Brasa is the showcase for James Beard award-winning chef Tamara Murphy’s take on Northwest cuisine with a distinctly Mediterranean feel. Murphy simply knows food better than most of her colleagues, giving her the opportunity to create stunning flavour combinations amid perfectly executed dishes. Nearly every dish on the menu is a winner, especially the buttermilk-fried quail. The low-lit modern room lends itself equally well to a quiet dinner or deal-closing meal; superior service. One of the best tables in town.

 

If there’s ever been a reason to dine on Seattle’s Eastside (and most people need a really good reason to cross the bridge over to Kirkland), it’s Café Juanita. The Northern Italian food and subtle room could both be described as warm and inviting. Consider starting with the crispy veal sweetbreads with capers and olive oil and continuing with the bone-in rib eye with Cipollini onions in agro dolce. Chef Holly Smith is a rising star on the Seattle area dining scene.

 

Smooth service and lovely views will call you to this sleek dining spot close to Pike Place Market, but the real reason for coming here is excellent French country cookery using the bounteous fare of the Pacific Northwest. Chef Daisley Gordon’s deft hand is best seen in his hearty cassoulet and the red wine and orange braised lamb shank nestled against a chickpea puree.
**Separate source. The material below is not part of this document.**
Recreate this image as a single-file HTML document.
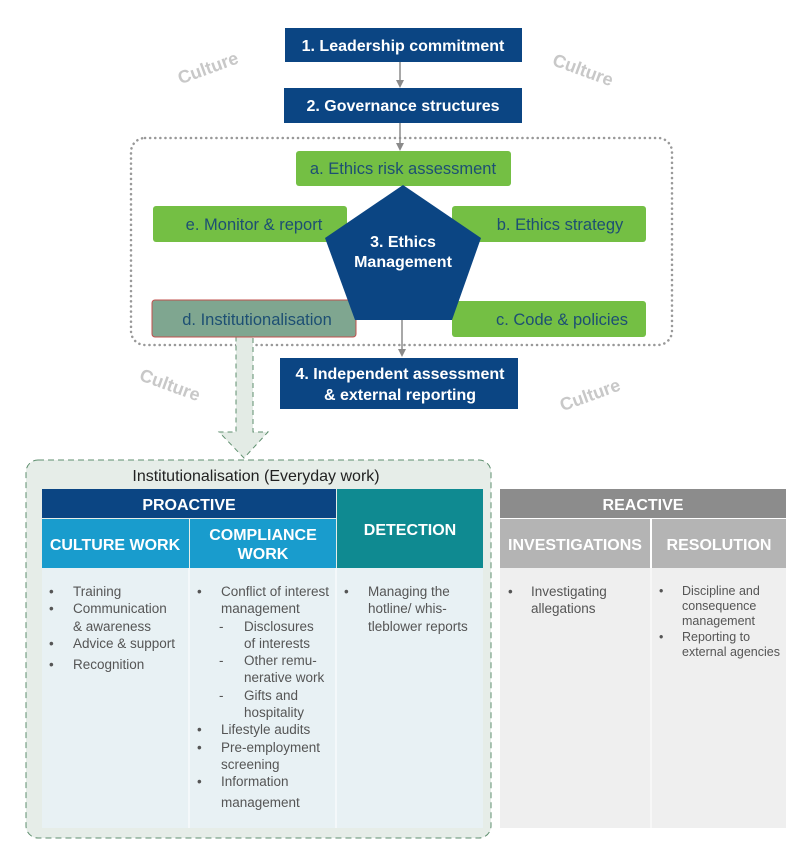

The Maestro’s Circle, a three-course prix fixe supper for $45, is ideal for pre-performance dining and is served all evening long.

 

Soft lighting and even softer woods set the tone for this wannabe Wild Ginger, with the good news being the food is not bad and the tab is much more affordable than at Pan-Asian table number one. Much like Ginger, though, the place is forever packed so get there early or rather late. Small plates and dim sum are the way to go here, with the veggie, chicken or seafood options your best bet. Open from 7am-1am as it’s attached to the Paramount Hotel.